Nash-nash syariat yang mulia ini menjelaskan agar kita memanfaatkan 10 hari pertama di bulan Dzulhijjah dengan ketaatan kepada Allah Ta’ala. Beberapa alasan di antaranya:
Pertama: Pemilihan bulan ini sebagai bulan yang istimewa menunjukkan kesempurnaan ilmu dan hikmah yang dimiliki Allah Ta’ala. Yang demikian semakin membuat ibadah dan keimanan seorang muslim bertambah.
Kedua: mengagungkan apa yang Allah Ta’ala agungkan.
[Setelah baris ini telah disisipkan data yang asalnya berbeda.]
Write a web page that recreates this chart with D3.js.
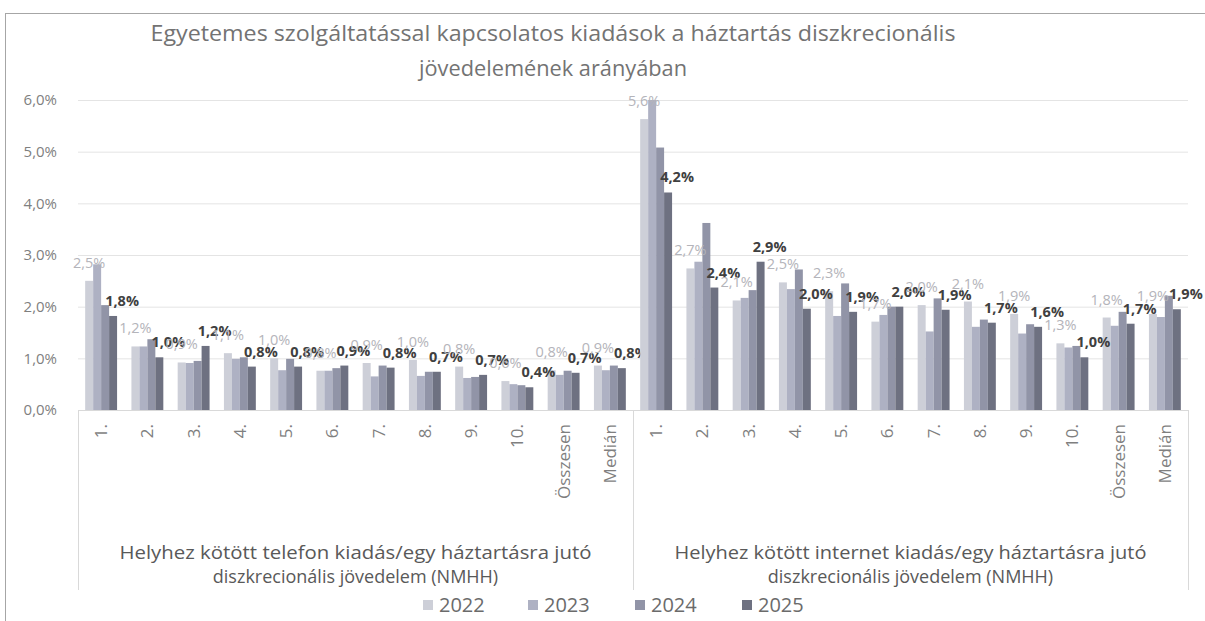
<!DOCTYPE html>
<html><head><meta charset="utf-8">
<script src="https://cdn.jsdelivr.net/npm/d3@7"></script>
<style>body{margin:0;background:#fff}svg{display:block}text{font-family:"Open Sans",sans-serif}</style>
</head><body>
<script>
const groups = ["Helyhez kötött telefon kiadás/egy háztartásra jutó|diszkrecionális jövedelem (NMHH)",
                "Helyhez kötött internet kiadás/egy háztartásra jutó|diszkrecionális jövedelem (NMHH)"];
const categories = ["1.","2.","3.","4.","5.","6.","7.","8.","9.","10.","Összesen","Medián"];
const seriesNames = ["2022","2023","2024","2025"];
const yTicks = [0,1,2,3,4,5,6];

const phone2022 = [2.5,1.23,0.92,1.1,1.0,0.76,0.91,0.97,0.84,0.56,0.77,0.86];
const phone2023 = [2.82,1.23,0.91,0.99,0.77,0.76,0.65,0.66,0.62,0.50,0.68,0.77];
const phone2024 = [2.03,1.37,0.95,1.02,0.99,0.81,0.86,0.74,0.64,0.48,0.76,0.86];
const phone2025 = [1.82,1.02,1.24,0.84,0.84,0.86,0.82,0.74,0.68,0.44,0.72,0.81];

const net2022 = [5.63,2.74,2.12,2.47,2.3,1.71,2.03,2.1,1.86,1.29,1.79,1.86];
const net2023 = [6.0,2.87,2.17,2.34,1.82,1.84,1.52,1.61,1.48,1.21,1.63,1.8];
const net2024 = [5.08,3.62,2.32,2.72,2.45,2.0,2.16,1.75,1.66,1.24,1.90,2.21];
const net2025 = [4.21,2.37,2.87,1.96,1.9,2.0,1.94,1.69,1.61,1.02,1.67,1.95];

const values = [[phone2022,phone2023,phone2024,phone2025],[net2022,net2023,net2024,net2025]];
const colors = ["#cdcfd8","#aeb1c3","#9194a7","#6e7181"];

const W=1205,H=621;
const svg=d3.select("body").append("svg").attr("width",W).attr("height",H);

svg.append("rect").attr("x",5.5).attr("y",13.5).attr("width",W).attr("height",H).attr("fill","none").attr("stroke","#a6a6a6");

const x0=d3.scaleBand().domain(d3.range(groups.length)).range([78,1188]);
const x1=d3.scaleBand().domain(categories).range([0,x0.bandwidth()]);
const xs=d3.scaleBand().domain(seriesNames).range([0,x1.bandwidth()]).paddingOuter(0.9);
const y=d3.scaleLinear().domain([0,6]).range([410,100]);
const fmt=v=>v.toFixed(1).replace(".",",")+"%";

// title
svg.append("text").attr("x",553).attr("y",41).attr("text-anchor","middle").attr("fill","#737373")
  .style("font-size","21px").attr("textLength",805).attr("lengthAdjust","spacingAndGlyphs")
  .text("Egyetemes szolgáltatással kapcsolatos kiadások a háztartás diszkrecionális");
svg.append("text").attr("x",553).attr("y",76).attr("text-anchor","middle").attr("fill","#737373")
  .style("font-size","21px").attr("textLength",268).attr("lengthAdjust","spacingAndGlyphs")
  .text("jövedelemének arányában");

// grid
svg.append("g").selectAll("line").data(yTicks.filter(t=>t>0)).join("line")
  .attr("x1",78).attr("x2",1188).attr("y1",d=>y(d)+0.5).attr("y2",d=>y(d)+0.5)
  .attr("stroke","#e4e4e4");
// y axis
const ya=svg.append("g").attr("transform","translate(78,0)")
  .call(d3.axisLeft(y).tickValues(yTicks).tickFormat(d=>d.toFixed(1).replace(".",",")+"%").tickSize(0).tickPadding(21));
ya.select(".domain").remove();
ya.selectAll("text").attr("fill","#7f7f7f").style("font-size","15px").style("font-family","Open Sans");

// bars
const gG=svg.append("g").selectAll("g").data(values).join("g").attr("transform",(d,i)=>`translate(${x0(i)},0)`);
gG.each(function(ser,gi){
  const g=d3.select(this);
  categories.forEach((c,ci)=>{
    seriesNames.forEach((s,si)=>{
      const v=ser[si][ci];
      g.append("rect").attr("x",x1(c)+xs(s)).attr("width",xs.bandwidth()).attr("y",y(v)).attr("height",y(0)-y(v)).attr("fill",colors[si]);
    });
  });
  categories.forEach((c,ci)=>{
    const v0=ser[0][ci];
    g.append("text").attr("x",x1(c)+xs("2022")+xs.bandwidth()/2).attr("y",y(v0)-13).attr("text-anchor","middle")
      .attr("fill","#b4b4ba").style("font-size","14.5px").text(fmt(v0));
    const v3=ser[3][ci];
    g.append("text").attr("x",x1(c)+xs("2025")+xs.bandwidth()/2+9).attr("y",y(v3)-10).attr("text-anchor","middle")
      .attr("fill","#404040").style("font-size","14.5px").style("font-weight","bold").text(fmt(v3));
  });
  g.selectAll("text.cat").data(categories).join("text").attr("class","cat")
    .attr("transform",d=>`translate(${x1(d)+x1.bandwidth()/2+6},424) rotate(-90)`)
    .attr("text-anchor","end").attr("fill","#7f7f7f").style("font-size","17px").text(d=>d);
  const parts=groups[gi].split("|");
  parts.forEach((p,pi)=>{
    const t=g.append("text").attr("x",x0.bandwidth()/2).attr("y",559+pi*24).attr("text-anchor","middle")
      .attr("fill","#595959").style("font-size","18px").text(p);
    if(pi===0) t.attr("textLength",472).attr("lengthAdjust","spacingAndGlyphs");
  });
});

svg.append("line").attr("x1",78).attr("x2",1188).attr("y1",y(0)+0.5).attr("y2",y(0)+0.5).attr("stroke","#d9d9d9");
[78,632,1188].forEach(xv=>{
  const xx=Math.round(xv===632?x0(1):xv)+0.5;
  svg.append("line").attr("x1",xx).attr("x2",xx).attr("y1",410).attr("y2",590).attr("stroke","#d9d9d9");
});

// legend
const legX=[423,528,635,742];
const lg=svg.append("g");
seriesNames.forEach((s,i)=>{
  lg.append("rect").attr("x",legX[i]).attr("y",600).attr("width",10).attr("height",10).attr("fill",colors[i]);
  lg.append("text").attr("x",legX[i]+16).attr("y",612).attr("fill","#6b6b6b").style("font-size","20px").text(s);
});
</script>
</body></html>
Bulan Dzulhijjah ini adalah bulan yang memiliki kedudukan yang agung dalam syariat. Di antara bentuk pengagungan kaum muslimin kepada Allah Ta’ala adalah dengan mengagungkan apa yang Dia agungkan. Ini merupakan salah satu tanda kebaikan dan ketakwaan yang ada pada diri seorang hamba. Sebagaimana firman Allah Ta’ala (artinya)ﷻ, “Dan barangsiapa mengagungkan apa-apa yang terhormat di sisi Allah maka itu adalah lebih baik baginya di sisi Tuhannya.” (QS:Al-Hajj: 30). Firman-Nya juga (artinya)ﷻ, “Dan barangsiapa mengagungkan syi´ar-syi´ar Allah, maka sesungguhnya itu timbul dari ketakwaan hati.” (QS:Al-Hajj: 32).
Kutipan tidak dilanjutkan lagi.